When it’s time to sell your business, these clauses (or absence of them) in your ‘critical’ customer and supplier contracts can be potholes on your path to a done deal. What’s the issue? You need to assign the benefit of the contracts to the buyer, without having to go to each party, and get written consent, or worse, go hat in hand to renegotiate the terms.

This is particularly important where you have a contract with a customer promising ongoing purchase of goods or services (recurring revenue) or with a supplier promising future goods or services at preferential pricing. Commercial leases with your landlord are another example, particularly where you have a rent rate that is below current market.

These clauses can impact timing, cost, and the parties’ ability to consummate a “smooth” transaction, particularly when a large portion of a target company’s value is in the contracts sought to be acquired.

This underscores the importance of long-term strategic planning. When you are entering into, or renewing, contracts with third parties, you should have an eye toward what future buyers may need or want. Whether or not consent is required to assign the contract may depend on how the sale transaction is structured, the language of the clause in the contract with the third party, or both.  Negotiating non-assignment clauses is not a black or white exercise; often a happy medium can be struck by carefully drafting the circumstances and procedures by which assignment may be consented to in a prompt and reasonable manner.

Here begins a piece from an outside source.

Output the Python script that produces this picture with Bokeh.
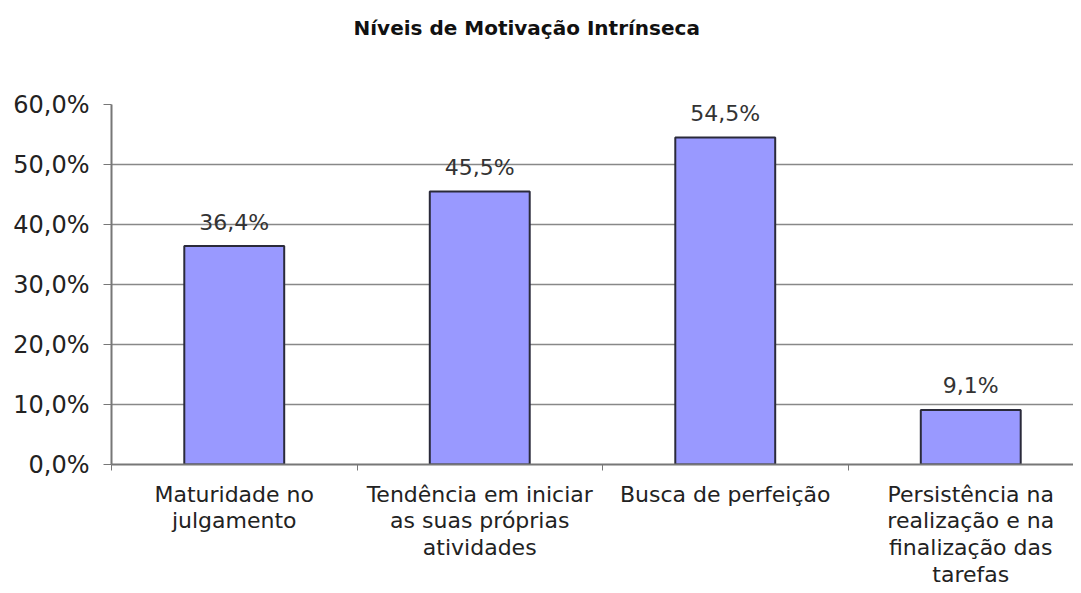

Again, as is the case with most things in M&A transactions (and life for that matter), addressing the issue at the formation of the relationship is far less costly than at the 11th hour. Even if the third party ultimately agrees to the assignment, it often comes at the cost of a negotiated concession (e.g. a monetary payment or rate increase, or the release from a key obligation or restriction such as exclusivity). With some advanced planning, we can keep the air in your tires and avoid any pit stops on the road to successful transaction.


DISCLAIMER: The information contained in this blog is not intended as legal advice for you. It is intended only to provide general information, and to promote self-analysis, more informed questions, and further discussion with advisors. Specific legal problems necessitate specific legal advice tailored to each client’s specific set of circumstances. Use of this Blog does not create an Attorney-Client relationship.